MINISTERE DEDIE, L’ESPOIR RENAIT
C’est l’une des décisions fortes du dernier remaniement du gouvernement du Sénégal. Le pays dispose désormais d’un ministère à part entièrement dédié à l’artisanat.Un espoir pour les acteurs. « Depuis qu’on nous promet la relance du secteur, on attend. Aujourd’hui, les gens souffrent. Les quelques rares qui se débrouillaient pour exporter dans la sous-région ont pendant longtemps été freinés par la Covid. Les recettes ont baissé. Des gens ont tout simplement changé de métier. Aujourd’hui, si on nous donne un ministère plein, nous osons espérer que le secteur décolle à nouveau», déclare Assane, spécialisé dans la fabrique de ceintures. Quoi qu’il en soit, avant ce nouveau ministère, les acteurs s’étaient réunis il y a moins de deux mois à Saly pour décliner une feuille de route pour la relance.

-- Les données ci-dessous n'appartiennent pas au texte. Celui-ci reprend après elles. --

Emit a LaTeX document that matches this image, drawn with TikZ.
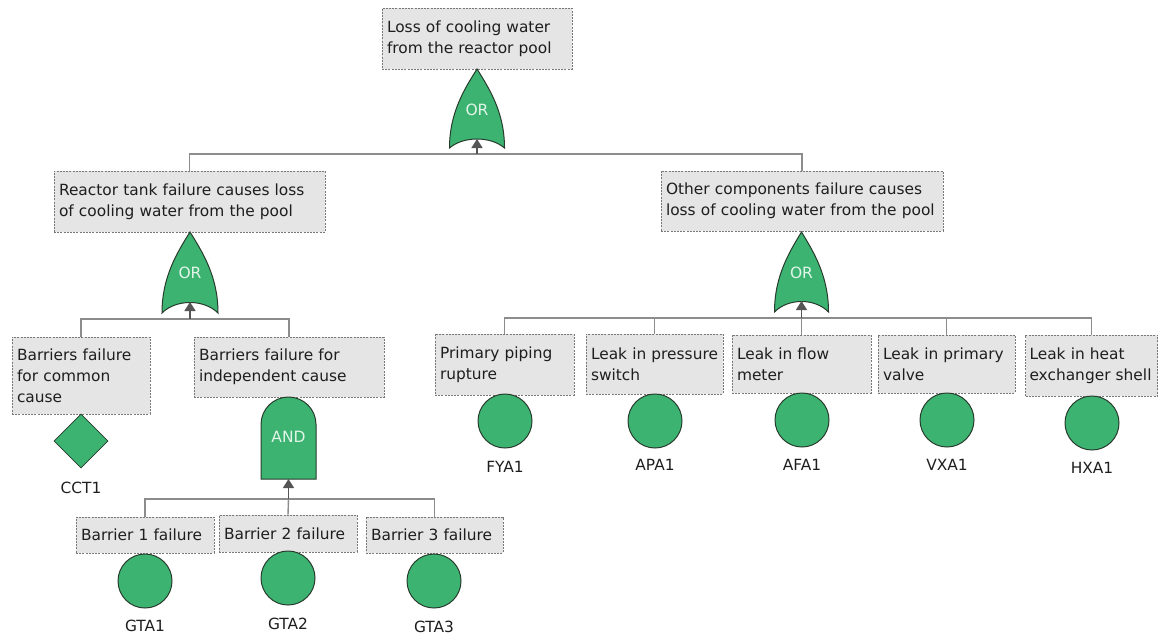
\documentclass[tikz,border=0pt]{standalone}
\usepackage{fontspec}
\setmainfont{DejaVu Sans}
\usetikzlibrary{arrows.meta,shapes.geometric}
\definecolor{gfill}{RGB}{60,179,113}
\definecolor{gline}{RGB}{40,60,45}
\definecolor{busc}{RGB}{140,140,140}
\definecolor{arrc}{RGB}{85,85,85}
\definecolor{boxfill}{RGB}{229,229,229}
\definecolor{boxline}{RGB}{120,120,120}
\definecolor{gtext}{RGB}{225,245,232}
\definecolor{txt}{RGB}{30,30,30}
\tikzset{
  evbox/.style={draw=boxline, fill=boxfill, line width=0.8pt, dash pattern=on 2pt off 1.2pt,
    align=left, inner xsep=5pt, inner ysep=0pt, text=txt, font=\fontsize{15.4}{21}\selectfont},
  gate/.style={draw=gline, fill=gfill, line width=1pt},
  gatetxt/.style={text=gtext, font=\fontsize{15.5}{18}\selectfont, inner sep=0pt},
  basic/.style={circle, draw=gline, fill=gfill, line width=1pt, minimum size=54pt, inner sep=0pt},
  undev/.style={diamond, aspect=1, draw=gline, fill=gfill, line width=0.8pt, minimum width=54pt, minimum height=54pt, inner sep=0pt},
  lab/.style={text=txt, font=\fontsize{15.4}{18}\selectfont, inner sep=0pt},
  bus/.style={draw=busc, line width=1.4pt},
  arr/.style={draw=arrc, line width=1.6pt, -{Triangle[width=11pt,length=9pt]}}
}
\newcommand\orgate[5]{% tip x, tip y, bottom y, half width, arc depth
  \draw[gate] (#1,#2) .. controls ({#1-0.45*#4},{#2+0.25*(#3-#2)}) and (#1-#4,{#3-0.45*(#3-#2)}) .. (#1-#4,#3)
    .. controls (#1-#4/2,#3-#5) and (#1+#4/2,#3-#5) .. (#1+#4,#3)
    .. controls (#1+#4,{#3-0.45*(#3-#2)}) and ({#1+0.45*#4},{#2+0.25*(#3-#2)}) .. (#1,#2) -- cycle;}
\begin{document}
\begin{tikzpicture}[x=1pt,y=-1pt]
\useasboundingbox[fill=white] (0,0) rectangle (1158,635);

% event boxes
\node[evbox, minimum width=190pt, text width=180pt, minimum height=61pt] (top) at (477,38.5)
  {Loss of cooling water\\from the reactor pool};
\node[evbox, minimum width=271pt, text width=261pt, minimum height=61pt] (L1) at (189.5,201.5)
  {Reactor tank failure causes loss\\of cooling water from the pool};
\node[evbox, minimum width=282pt, text width=272pt, minimum height=60pt] (R1) at (802,201)
  {Other components failure causes\\loss of cooling water from the pool};
\node[evbox, minimum width=138pt, text width=128pt, minimum height=77pt] (L2a) at (81,375.5)
  {Barriers failure\\for common\\cause};
\node[evbox, minimum width=190pt, text width=180pt, minimum height=60pt] (L2b) at (289,367)
  {Barriers failure for\\independent cause};
\node[evbox, minimum width=138pt, text width=128pt, minimum height=36pt] (B1) at (145,535) {Barrier 1 failure};
\node[evbox, minimum width=138pt, text width=128pt, minimum height=37pt] (B2) at (288,533.5) {Barrier 2 failure};
\node[evbox, minimum width=137pt, text width=127pt, minimum height=36pt] (B3) at (434.5,535) {Barrier 3 failure};
\node[evbox, minimum width=139pt, text width=129pt, minimum height=61pt] (P1) at (504.5,364.5)
  {Primary piping\\rupture};
\node[evbox, minimum width=137pt, text width=127pt, minimum height=60pt] (P2) at (654.5,364)
  {Leak in pressure\\switch};
\node[evbox, minimum width=139pt, text width=129pt, minimum height=58pt] (P3) at (801.5,364)
  {Leak in flow\\meter};
\node[evbox, minimum width=137pt, text width=127pt, minimum height=58pt] (P4) at (946.5,364)
  {Leak in primary\\valve};
\node[evbox, minimum width=132pt, text width=124pt, minimum height=61pt, inner xsep=4pt] (P5) at (1091.5,365.5)
  {Leak in heat\\exchanger shell};

% gates
\orgate{477}{69}{148}{27.5}{12}
\node[gatetxt] (g0) at (477,110) {OR};
\coordinate (g0in) at (477,139);
\orgate{190}{232}{313}{28}{14}
\node[gatetxt] (g1) at (190,273) {OR};
\coordinate (g1in) at (190,302);
\orgate{801.5}{232}{312}{27}{14}
\node[gatetxt] (g2) at (801.5,273) {OR};
\coordinate (g2in) at (801.5,301);
\draw[gate] (261,479) -- (261,424.5) .. controls (261,409.3) and (273.3,397) .. (288.5,397)
  .. controls (303.7,397) and (316,409.3) .. (316,424.5) -- (316,479) -- cycle;
\node[gatetxt] (g3) at (288.5,437) {AND};
\coordinate (g3in) at (288.5,479);

% basic and undeveloped events
\node[undev] (cct) at (81,441) {};
\node[lab] (cctl) at (81,488) {CCT1};
\node[basic] (e1) at (505,421) {};
\node[lab] (e1l) at (505,467) {FYA1};
\node[basic] (e2) at (655,421) {};
\node[lab] (e2l) at (655,465) {APA1};
\node[basic] (e3) at (802,420) {};
\node[lab] (e3l) at (802,465) {AFA1};
\node[basic] (e4) at (947,420) {};
\node[lab] (e4l) at (947,465) {VXA1};
\node[basic] (e5) at (1092,423) {};
\node[lab] (e5l) at (1092,468) {HXA1};
\node[basic] (t1) at (145,581) {};
\node[lab] (t1l) at (145,626) {GTA1};
\node[basic] (t2) at (288,578) {};
\node[lab] (t2l) at (288,624) {GTA2};
\node[basic] (t3) at (434,581) {};
\node[lab] (t3l) at (434,627) {GTA3};

% connectors
\coordinate (j0) at (477,154);
\draw[bus] (L1.north) |- (j0) -| (R1.north);
\draw[arr] (j0) -- (g0in);

\coordinate (j1) at (190,319);
\draw[bus] (L2a.north) |- (j1) -| (L2b.north);
\draw[arr] (j1) -- (g1in);

\coordinate (j2) at (801.5,318);
\draw[bus] (P1.north) |- (j2) -| (P5.north);
\draw[bus] (P2.north) -- (P2.north |- j2);
\draw[bus] (P4.north) -- (P4.north |- j2);
\draw[bus] (P3.north) -- (j2);
\draw[arr] (j2) -- (g2in);

\coordinate (j3) at (288.5,499);
\draw[bus] (B1.north) |- (j3) -| (B3.north);
\draw[bus] (B2.north) -- (j3);
\draw[arr] (j3) -- (g3in);
\end{tikzpicture}
\end{document}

A l’époque ministre de tutelle, Dame Diop donnait les grands axes de cette relance. «Le secteur souffre de sites aménagés où les acteurs peuvent travailler convenablement, mais également, d’un manque de financement ou encore, d’un manque de formation adéquate de mise à niveau des artisans ainsi que des équipements des ateliers artisanaux, entre autres. Nous voulons aujourd’hui, un nouveau type d’artisan qui comprend que l’artisanat est un secteur économique très fort, créateur de richesses mais aussi, créateur d’emplois», avait-il esquissé.